■ EXERCISE AIM
Determine how many lines of the entries contain "this". Reply with that number alone.

[Records with drawing code]
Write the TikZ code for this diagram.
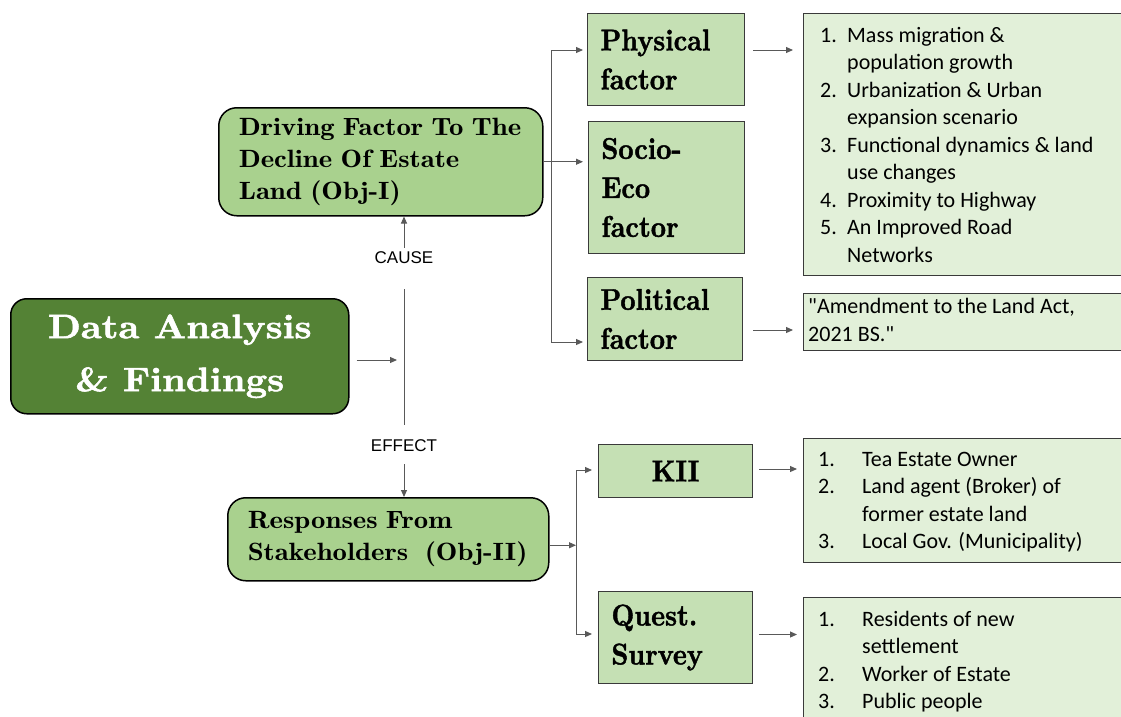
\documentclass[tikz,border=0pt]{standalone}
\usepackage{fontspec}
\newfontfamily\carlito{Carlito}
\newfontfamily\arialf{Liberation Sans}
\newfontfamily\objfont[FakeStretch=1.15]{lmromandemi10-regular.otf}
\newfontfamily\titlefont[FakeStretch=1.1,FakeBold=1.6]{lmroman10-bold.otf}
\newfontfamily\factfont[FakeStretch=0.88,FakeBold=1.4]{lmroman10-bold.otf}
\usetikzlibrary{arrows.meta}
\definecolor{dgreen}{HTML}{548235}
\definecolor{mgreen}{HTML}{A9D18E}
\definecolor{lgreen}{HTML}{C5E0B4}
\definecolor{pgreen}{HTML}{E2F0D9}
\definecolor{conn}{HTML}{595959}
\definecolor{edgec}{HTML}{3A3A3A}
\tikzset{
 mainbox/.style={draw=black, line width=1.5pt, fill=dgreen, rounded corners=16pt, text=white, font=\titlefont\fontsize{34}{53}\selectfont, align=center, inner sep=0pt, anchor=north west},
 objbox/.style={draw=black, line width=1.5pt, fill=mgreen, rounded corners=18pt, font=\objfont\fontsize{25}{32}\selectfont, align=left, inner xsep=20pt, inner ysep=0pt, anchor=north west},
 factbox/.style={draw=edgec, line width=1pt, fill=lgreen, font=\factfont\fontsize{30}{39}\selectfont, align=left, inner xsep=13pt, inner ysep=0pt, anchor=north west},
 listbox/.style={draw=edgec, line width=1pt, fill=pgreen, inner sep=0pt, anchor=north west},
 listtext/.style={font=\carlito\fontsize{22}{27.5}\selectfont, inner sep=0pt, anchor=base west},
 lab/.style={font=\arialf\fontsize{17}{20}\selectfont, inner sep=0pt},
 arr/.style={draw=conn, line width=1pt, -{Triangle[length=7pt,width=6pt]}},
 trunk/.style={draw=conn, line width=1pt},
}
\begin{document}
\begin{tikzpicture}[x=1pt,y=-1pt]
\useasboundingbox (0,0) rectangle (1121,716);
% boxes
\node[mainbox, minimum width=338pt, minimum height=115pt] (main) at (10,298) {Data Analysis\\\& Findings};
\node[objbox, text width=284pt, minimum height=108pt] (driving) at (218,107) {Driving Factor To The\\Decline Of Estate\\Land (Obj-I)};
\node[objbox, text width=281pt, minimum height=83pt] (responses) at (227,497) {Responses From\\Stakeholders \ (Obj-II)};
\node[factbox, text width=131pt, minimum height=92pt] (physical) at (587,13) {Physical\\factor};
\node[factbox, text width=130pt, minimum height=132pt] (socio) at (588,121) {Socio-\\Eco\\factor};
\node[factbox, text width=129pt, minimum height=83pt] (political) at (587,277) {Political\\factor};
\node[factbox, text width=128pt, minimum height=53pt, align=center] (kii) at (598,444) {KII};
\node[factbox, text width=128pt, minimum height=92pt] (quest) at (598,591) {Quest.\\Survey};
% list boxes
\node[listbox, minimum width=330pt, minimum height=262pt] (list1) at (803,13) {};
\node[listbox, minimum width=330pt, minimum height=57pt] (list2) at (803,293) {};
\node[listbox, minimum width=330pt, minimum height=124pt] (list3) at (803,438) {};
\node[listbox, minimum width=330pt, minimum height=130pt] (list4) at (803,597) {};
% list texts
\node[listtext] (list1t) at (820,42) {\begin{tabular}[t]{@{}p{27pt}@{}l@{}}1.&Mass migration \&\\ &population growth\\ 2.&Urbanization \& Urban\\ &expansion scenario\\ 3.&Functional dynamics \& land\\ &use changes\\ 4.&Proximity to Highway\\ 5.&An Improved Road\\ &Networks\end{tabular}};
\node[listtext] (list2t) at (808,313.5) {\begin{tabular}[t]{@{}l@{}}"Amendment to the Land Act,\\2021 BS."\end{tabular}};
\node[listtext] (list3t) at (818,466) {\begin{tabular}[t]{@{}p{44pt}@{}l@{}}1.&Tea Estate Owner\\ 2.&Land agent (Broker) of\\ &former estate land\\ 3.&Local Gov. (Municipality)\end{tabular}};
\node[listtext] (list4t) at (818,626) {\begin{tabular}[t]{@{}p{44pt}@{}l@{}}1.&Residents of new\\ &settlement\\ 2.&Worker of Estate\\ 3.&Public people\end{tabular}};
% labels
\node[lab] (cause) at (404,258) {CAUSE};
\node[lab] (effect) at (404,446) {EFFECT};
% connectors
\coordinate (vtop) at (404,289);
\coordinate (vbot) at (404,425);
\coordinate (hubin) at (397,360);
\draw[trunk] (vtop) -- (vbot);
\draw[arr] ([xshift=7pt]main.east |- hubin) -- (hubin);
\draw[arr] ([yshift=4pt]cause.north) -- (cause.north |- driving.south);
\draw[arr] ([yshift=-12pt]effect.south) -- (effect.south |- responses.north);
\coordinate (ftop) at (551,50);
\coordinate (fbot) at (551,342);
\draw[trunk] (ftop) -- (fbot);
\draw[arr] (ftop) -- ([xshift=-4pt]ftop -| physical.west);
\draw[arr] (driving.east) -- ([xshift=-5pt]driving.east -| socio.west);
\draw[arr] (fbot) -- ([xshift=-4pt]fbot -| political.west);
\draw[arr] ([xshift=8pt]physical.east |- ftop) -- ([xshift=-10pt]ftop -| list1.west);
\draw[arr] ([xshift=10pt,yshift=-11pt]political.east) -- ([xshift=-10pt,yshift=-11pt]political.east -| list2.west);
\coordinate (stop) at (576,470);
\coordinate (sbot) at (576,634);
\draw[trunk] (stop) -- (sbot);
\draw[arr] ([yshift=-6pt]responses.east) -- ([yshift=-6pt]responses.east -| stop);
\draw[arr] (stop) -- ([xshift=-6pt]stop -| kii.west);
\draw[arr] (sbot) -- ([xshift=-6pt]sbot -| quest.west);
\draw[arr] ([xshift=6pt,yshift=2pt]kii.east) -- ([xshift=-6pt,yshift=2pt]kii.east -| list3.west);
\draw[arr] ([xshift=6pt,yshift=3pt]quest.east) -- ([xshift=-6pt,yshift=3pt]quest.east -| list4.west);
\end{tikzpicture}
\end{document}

---

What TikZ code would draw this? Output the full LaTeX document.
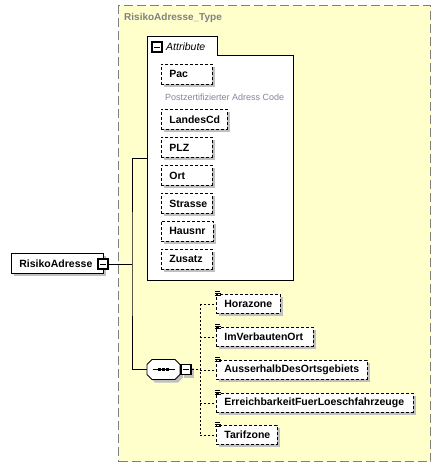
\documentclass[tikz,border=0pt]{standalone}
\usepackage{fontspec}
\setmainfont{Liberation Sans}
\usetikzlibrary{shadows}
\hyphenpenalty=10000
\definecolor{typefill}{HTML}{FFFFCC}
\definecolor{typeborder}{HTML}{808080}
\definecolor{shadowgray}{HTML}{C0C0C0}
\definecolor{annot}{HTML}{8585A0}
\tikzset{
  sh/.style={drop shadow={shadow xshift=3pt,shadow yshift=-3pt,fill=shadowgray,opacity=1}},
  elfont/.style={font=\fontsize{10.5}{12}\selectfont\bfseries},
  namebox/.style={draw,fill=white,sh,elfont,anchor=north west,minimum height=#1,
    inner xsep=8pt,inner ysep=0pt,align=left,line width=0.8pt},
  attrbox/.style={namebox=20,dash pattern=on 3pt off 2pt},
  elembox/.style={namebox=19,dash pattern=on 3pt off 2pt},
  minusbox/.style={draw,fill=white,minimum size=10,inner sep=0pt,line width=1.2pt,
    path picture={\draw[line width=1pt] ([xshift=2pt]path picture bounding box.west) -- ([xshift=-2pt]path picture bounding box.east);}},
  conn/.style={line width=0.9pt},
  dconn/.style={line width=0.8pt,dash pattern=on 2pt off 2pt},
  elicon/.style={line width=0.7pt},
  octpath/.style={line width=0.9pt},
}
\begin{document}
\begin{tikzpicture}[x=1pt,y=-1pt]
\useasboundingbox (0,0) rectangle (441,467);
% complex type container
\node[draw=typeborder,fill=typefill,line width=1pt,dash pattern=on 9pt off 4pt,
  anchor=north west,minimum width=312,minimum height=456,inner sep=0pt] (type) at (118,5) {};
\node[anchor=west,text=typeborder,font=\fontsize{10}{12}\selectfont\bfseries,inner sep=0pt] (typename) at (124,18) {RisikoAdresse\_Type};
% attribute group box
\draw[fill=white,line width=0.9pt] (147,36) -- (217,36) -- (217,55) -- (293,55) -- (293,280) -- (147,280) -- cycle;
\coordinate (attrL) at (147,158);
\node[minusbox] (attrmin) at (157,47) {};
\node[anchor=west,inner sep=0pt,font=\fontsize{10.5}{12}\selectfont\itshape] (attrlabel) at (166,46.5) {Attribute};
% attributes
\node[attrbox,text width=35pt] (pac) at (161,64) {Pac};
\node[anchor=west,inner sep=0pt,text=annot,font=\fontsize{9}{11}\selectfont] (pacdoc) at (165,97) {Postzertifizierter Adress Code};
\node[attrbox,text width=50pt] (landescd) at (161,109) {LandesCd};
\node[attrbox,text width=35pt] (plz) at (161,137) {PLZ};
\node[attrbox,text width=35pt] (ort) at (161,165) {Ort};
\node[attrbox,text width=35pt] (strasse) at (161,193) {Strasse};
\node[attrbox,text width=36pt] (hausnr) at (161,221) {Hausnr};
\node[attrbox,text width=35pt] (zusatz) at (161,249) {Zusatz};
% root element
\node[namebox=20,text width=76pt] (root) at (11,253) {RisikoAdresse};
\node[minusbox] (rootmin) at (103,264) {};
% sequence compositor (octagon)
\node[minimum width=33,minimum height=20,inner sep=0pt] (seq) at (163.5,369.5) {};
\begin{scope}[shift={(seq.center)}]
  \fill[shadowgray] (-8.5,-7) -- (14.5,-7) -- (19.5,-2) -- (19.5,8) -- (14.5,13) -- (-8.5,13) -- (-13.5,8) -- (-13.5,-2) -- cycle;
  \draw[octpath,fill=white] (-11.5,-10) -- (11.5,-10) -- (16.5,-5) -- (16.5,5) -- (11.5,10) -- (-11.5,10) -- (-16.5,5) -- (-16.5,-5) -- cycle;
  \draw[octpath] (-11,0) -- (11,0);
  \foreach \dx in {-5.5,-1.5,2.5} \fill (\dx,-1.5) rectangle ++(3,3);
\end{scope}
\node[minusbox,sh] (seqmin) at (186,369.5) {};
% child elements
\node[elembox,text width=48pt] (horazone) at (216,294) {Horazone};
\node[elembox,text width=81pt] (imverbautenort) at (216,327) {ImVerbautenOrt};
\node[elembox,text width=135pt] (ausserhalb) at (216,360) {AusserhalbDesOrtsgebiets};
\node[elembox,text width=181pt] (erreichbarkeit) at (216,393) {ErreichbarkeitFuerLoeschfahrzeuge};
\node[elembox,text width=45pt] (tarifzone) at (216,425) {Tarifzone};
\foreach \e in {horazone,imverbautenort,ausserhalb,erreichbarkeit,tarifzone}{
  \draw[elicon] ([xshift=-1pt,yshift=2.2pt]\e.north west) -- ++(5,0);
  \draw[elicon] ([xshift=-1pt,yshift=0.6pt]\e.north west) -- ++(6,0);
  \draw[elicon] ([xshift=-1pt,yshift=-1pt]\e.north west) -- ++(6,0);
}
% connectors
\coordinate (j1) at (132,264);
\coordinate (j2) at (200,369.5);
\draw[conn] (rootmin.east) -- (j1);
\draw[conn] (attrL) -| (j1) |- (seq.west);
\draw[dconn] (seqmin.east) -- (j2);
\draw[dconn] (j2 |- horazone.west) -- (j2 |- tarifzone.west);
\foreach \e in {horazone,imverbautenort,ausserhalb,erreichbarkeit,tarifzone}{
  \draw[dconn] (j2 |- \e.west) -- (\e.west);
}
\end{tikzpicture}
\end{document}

■ EXERCISE RESULT
2